Philippe FONTAINE, Professeur émérite à l'Université de Rouen
Résumé : L’importance de la question de l’interprétation se mesure à ce qu’elle est aussi vieille que la philosophie elle-même, puisque certains dialogues platoniciens y sont déjà consacrés (Phèdre, Ion, Protagoras, Sophiste), ainsi que quelques traités aristotéliciens, tel le second Traité de l’Organon, Peri Hermêneias, de l’Interprétation. Pour autant, l’interrogation sur ses conditions de possibilité et sa pratique devient centrale à l’époque moderne, notamment depuis le XIX ème siècle, où elle reprend le nom plus ancien d’ « herméneutique », et connaît une extension et un élargissement considérables, à partir d’une réflexion d’abord centrée sur les règles d’interprétation des Ecritures saintes. L’essor des sciences historiques au XIX ème siècle engendre une réflexion sur la possibilité éventuelle d’une adaptation de ces règles à la compréhension de toute espèce de discours et d’écrit. On assiste alors à l’apparition d’une herméneutique générale reposant sur un concept élargi de l’exégèse, considérée comme l’interprétation d’un texte particulier, mais aussi de tout ensemble de signes susceptible d’être considéré comme un texte. Dans ce sens plus large, qui n’est plus lié aux textes sacrés, l’interprétation a toujours un rapport avec le dévoilement d’un sens caché. On comprend ainsi que la question de l’interprétation connaisse au XX ème siècle un nouvel essor, et se retrouve au centre des théories philosophiques propres à ceux que l’on a appelés les « maîtres du soupçon », comme Nietzsche et Freud, mais aussi dans la philosophie d’inspiration heideggerienne, et chez certains penseurs comme H. G. Gadamer, ou encore Paul Ricoeur.

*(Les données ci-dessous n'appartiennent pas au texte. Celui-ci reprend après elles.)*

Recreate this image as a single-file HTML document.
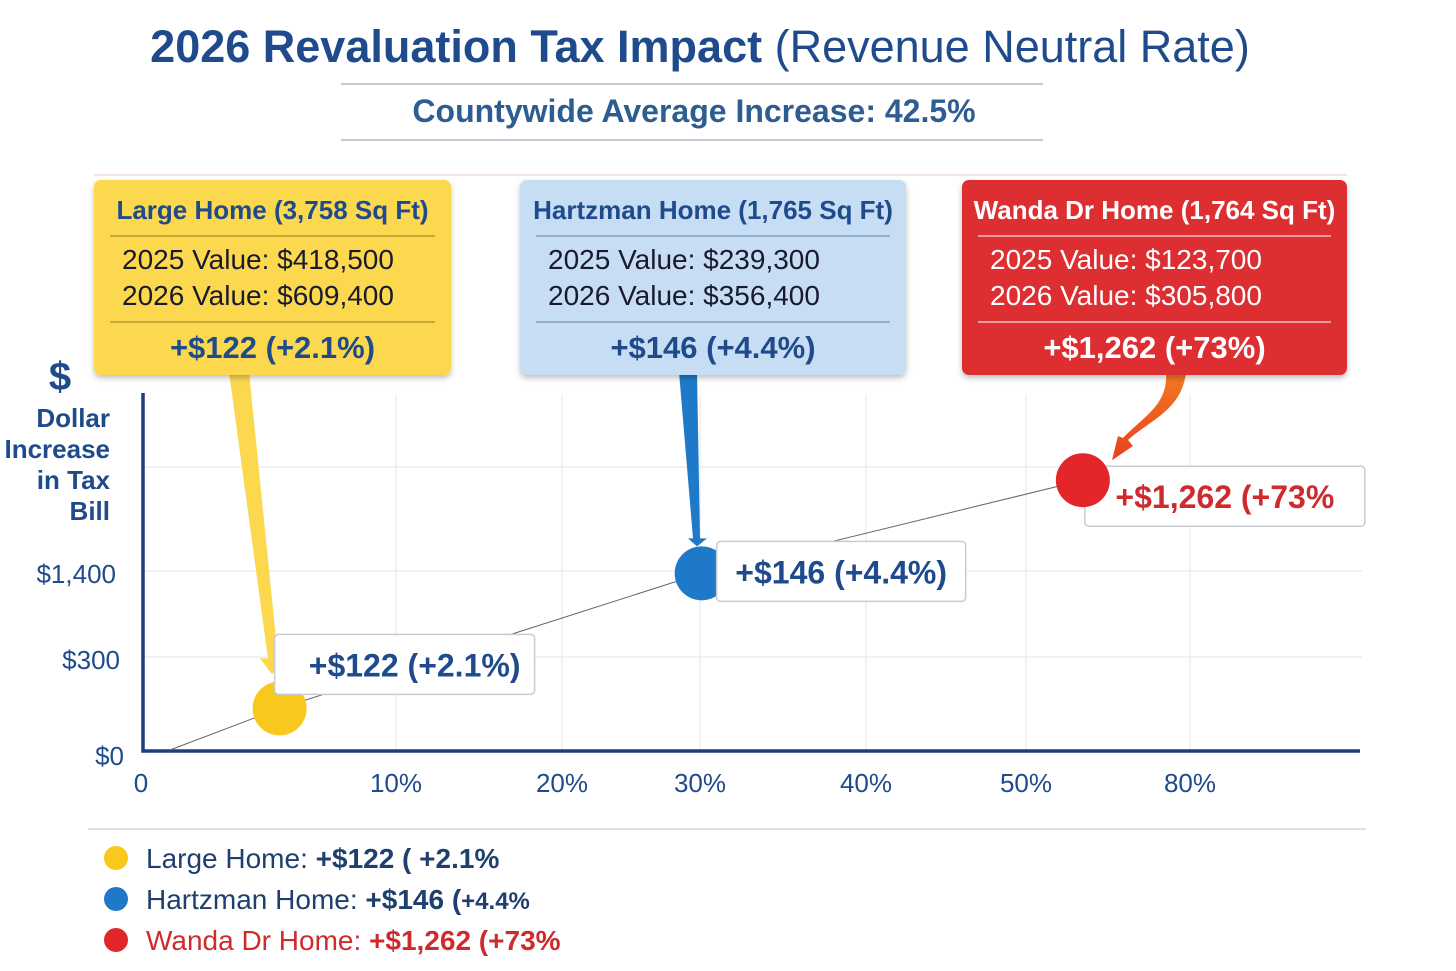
<!DOCTYPE html>
<html><head><meta charset="utf-8"><style>
html,body{margin:0;padding:0;background:#fff;}
svg{display:block;font-family:"Liberation Sans",sans-serif;}
</style></head><body>
<svg id="chart" width="1456" height="971" viewBox="0 0 1456 971">
<defs>
<filter id="sh" x="-10%" y="-10%" width="120%" height="130%"><feDropShadow dx="0" dy="3" stdDeviation="3" flood-opacity="0.25"/></filter>
<linearGradient id="og" x1="0" y1="0" x2="0" y2="1"><stop offset="0" stop-color="#f47a20"/><stop offset="1" stop-color="#e8401f"/></linearGradient>
</defs>
<text x="700" y="62" text-anchor="middle" font-size="45" fill="#1f4b8c"><tspan font-weight="bold">2026 Revaluation Tax Impact</tspan> (Revenue Neutral Rate)</text>
<line x1="341" y1="84" x2="1043" y2="84" stroke="#b0b8c4" stroke-width="1.5"/>
<line x1="341" y1="140" x2="1043" y2="140" stroke="#b0b8c4" stroke-width="1.5"/>
<text x="694" y="122" text-anchor="middle" font-size="32" fill="#2e5d92" font-weight="bold">Countywide Average Increase: 42.5%</text>
<line x1="94" y1="175" x2="1347" y2="175" stroke="#e8c8c8" stroke-width="1"/>
<g id="grid"></g>
<g id="axes"></g>
<g id="marks"></g>
<g id="cards"></g>
<text x="60" y="390" text-anchor="middle" font-size="40" font-weight="bold" fill="#1f4b8c">$</text>
<g font-size="26" font-weight="bold" fill="#1f4b8c" text-anchor="end">
<text x="110" y="427">Dollar</text><text x="110" y="458">Increase</text><text x="110" y="489">in Tax</text><text x="110" y="520">Bill</text>
</g>
<line x1="88" y1="829" x2="1366" y2="829" stroke="#d0d6de" stroke-width="1.5"/>
<g id="legend"></g>
</svg>
<script>
const NS="http://www.w3.org/2000/svg";
// data
const homes=["Large Home","Hartzman Home","Wanda Dr Home"];
const sqft=["3,758","1,765","1,764"];
const value2025=["$418,500","$239,300","$123,700"];
const value2026=["$609,400","$356,400","$305,800"];
const dollarIncrease=[122,146,1262];
const pctIncrease=[2.1,4.4,73];
const xPos=[5.4,30.1,60.4];
const yPos=[136,1370,2360];
const xTicks=[0,10,20,30,40,50,80];
const xTickLabels=["0","10%","20%","30%","40%","50%","80%"];
const yTicks=[0,300,1400,2500];
const yTickLabels=["$0","$300","$1,400",""];
// scale config (piecewise axes as drawn)
const xDom=[0,10,20,30,40,50,80], xRng=[143,396,562,700,866,1026,1190];
const yDom=[0,300,1400,2500], yRng=[751,657,571,467];
function pw(v,d,r){for(let i=0;i<d.length-1;i++){if(v<=d[i+1]||i==d.length-2){return r[i]+(v-d[i])*(r[i+1]-r[i])/(d[i+1]-d[i]);}}}
const X=v=>pw(v,xDom,xRng), Y=v=>pw(v,yDom,yRng);
function mk(t,a,p){const e=document.createElementNS(NS,t);for(const k in a)e.setAttribute(k,a[k]);(p||document.getElementById('marks')).appendChild(e);return e;}
const fmt=v=>"+$"+v.toLocaleString("en-US");
const grid=document.getElementById('grid'),axes=document.getElementById('axes'),marks=document.getElementById('marks'),cards=document.getElementById('cards'),legend=document.getElementById('legend');
xTicks.forEach((t,i)=>{
  if(i>0){const g=mk('line',{x1:X(t),y1:395,x2:X(t),y2:751,stroke:'#e6e9ef','stroke-width':1.2},grid);
  
  }
  const l=mk('text',{x:i==0?X(t)-2:X(t),y:792,'text-anchor':'middle','font-size':26,fill:'#1f4b8c'},axes);l.textContent=xTickLabels[i];
  
  
});
yTicks.forEach((t,i)=>{
  if(i>0){const g=mk('line',{x1:143,y1:Y(t),x2:1362,y2:Y(t),stroke:'#e6e9ef','stroke-width':1.2},grid);
  
  }
  if(yTickLabels[i]){const l=mk('text',{x:i==1?120:(i==0?124:116),y:Y(t)+(i==0?14:12),'text-anchor':'end','font-size':26,fill:'#1f4b8c'},axes);l.textContent=yTickLabels[i];
  
  }
});
const ax=mk('path',{d:'M143 393 V751 H1360',fill:'none',stroke:'#1a3f7a','stroke-width':3.5},axes);


// trend line
let pts=[[170,750]].concat(xPos.map((x,i)=>[X(x),Y(yPos[i])]));
const tl=mk('polyline',{points:pts.map(p=>p.join(',')).join(' '),fill:'none',stroke:'#666','stroke-width':1});


const fills=['#fbd84e','#c6ddf3','#dd2e33'];
const dots=['#f9c81c','#1e79c8','#e3262a'];
const txtC=['#1f4b8c','#1f3f6e','#ffffff'];
const divC=['#c9a83a','#8fb0d0','#f09a9c'];
const boxX=[94,520,962],boxW=[357,386,385];
const labC=['#1f4b8c','#1f4b8c','#cf2a2e'];
const labOff=[[-5,-74,260],[15,-32,249],[2,-14,280]];
homes.forEach((h,i)=>{
  const cx=X(xPos[i]),cy=Y(yPos[i]);
  const bx=boxX[i],bw=boxW[i],mid=bx+bw/2;
  // connector arrows
  let arr;
  if(i==0) arr=mk('path',{d:`M229 372 L249 372 L278 ${cy-50} L286 ${cy-50} L272 ${cy-34} L260 ${cy-50} L268 ${cy-50} Z`,fill:'#fbd84e'});
  else if(i==1) arr=mk('path',{d:`M679 372 L697 372 L700 ${cy-35} L707 ${cy-35} L697 ${cy-27} L688 ${cy-35} L693 ${cy-35} Z`,fill:'#1e79c8'});
  else arr=mk('path',{d:`M1166 372 L1186 372 C1182 410 1150 420 1128 440 L1133 446 L1112 ${cy-20} L1118 436 L1123 438 C1145 415 1168 405 1166 372 Z`,fill:'url(#og)'});
  
  
  // dot
  const d=mk('circle',{cx:cx,cy:cy,r:27,fill:dots[i]});
  
  
  // label box
  const o=labOff[i];
  const lb=mk('rect',{x:cx+o[0],y:cy+o[1],width:o[2],height:60,rx:4,fill:'#fff',stroke:'#c8ccd2','stroke-width':1.5});
  
  
  if(i==2) marks.appendChild(d);
  const lt=mk('text',{x:cx+o[0]+o[2]/2+(i==0?10:0),y:cy+o[1]+42,'text-anchor':'middle','font-size':32,'font-weight':'bold',fill:labC[i]});
  lt.textContent=fmt(dollarIncrease[i])+" (+"+pctIncrease[i]+"%"+(i==2?"":")");
  
  
  // card
  const g=mk('g',{},cards);
  
  
  mk('rect',{x:bx,y:180,width:bw,height:195,rx:7,fill:fills[i],filter:'url(#sh)'},g);
  const t1=mk('text',{x:mid,y:219,'text-anchor':'middle','font-size':26,'font-weight':'bold',fill:i==2?'#fff':'#1f4b8c'},g);t1.textContent=h+" ("+sqft[i]+" Sq Ft)";
  mk('line',{x1:bx+16,y1:236,x2:bx+bw-16,y2:236,stroke:divC[i],'stroke-width':2},g);
  const t2=mk('text',{x:bx+28,y:269,'font-size':28,fill:i==2?'#fff':'#1a1a2e'},g);t2.textContent="2025 Value: "+value2025[i];
  const t3=mk('text',{x:bx+28,y:305,'font-size':28,fill:i==2?'#fff':'#1a1a2e'},g);t3.textContent="2026 Value: "+value2026[i];
  mk('line',{x1:bx+16,y1:322,x2:bx+bw-16,y2:322,stroke:divC[i],'stroke-width':2},g);
  const t4=mk('text',{x:mid,y:358,'text-anchor':'middle','font-size':31,'font-weight':'bold',fill:i==2?'#fff':'#1f4b8c'},g);t4.textContent=fmt(dollarIncrease[i])+" (+"+pctIncrease[i]+"%)";
  // legend
  const ly=858+i*41;
  const lg=mk('g',{},legend);
  
  
  mk('circle',{cx:116,cy:ly,r:12,fill:dots[i]},lg);
  const tx=mk('text',{x:146,y:ly+10,'font-size':28,fill:i==2?'#cf2a2e':'#1f3f6e'},lg);
  const s1=mk('tspan',{},tx);s1.textContent=h+": ";
  const s2=mk('tspan',{'font-weight':'bold',fill:i==2?'#cf2a2e':'#1f3f6e'},tx);s2.textContent=fmt(dollarIncrease[i])+" (";
  const s3=mk('tspan',{'font-weight':'bold','font-size':i==1?24:28},tx);s3.textContent=(i==0?" ":"")+"+"+pctIncrease[i]+"%";
});
</script>
</body></html>
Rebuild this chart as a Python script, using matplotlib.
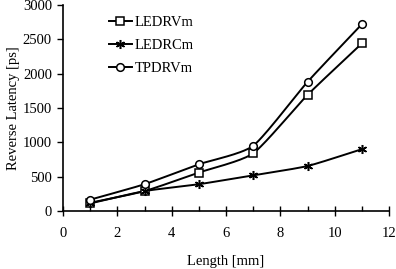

Cette généralisation du concept d’interprétation n’est pas sans soulever quelques questions sur le risque d’une dérive interprétative, où une sorte de « mauvais infini » condamnerait l’interprète à superposer indéfiniment les couches explicitatives, sans jamais parvenir à saisir ultimement le sens dernier du phénomène examiné. Tel serait le risque assumé propre aux aspects d’ouverture et d’infinité de l’interprétation.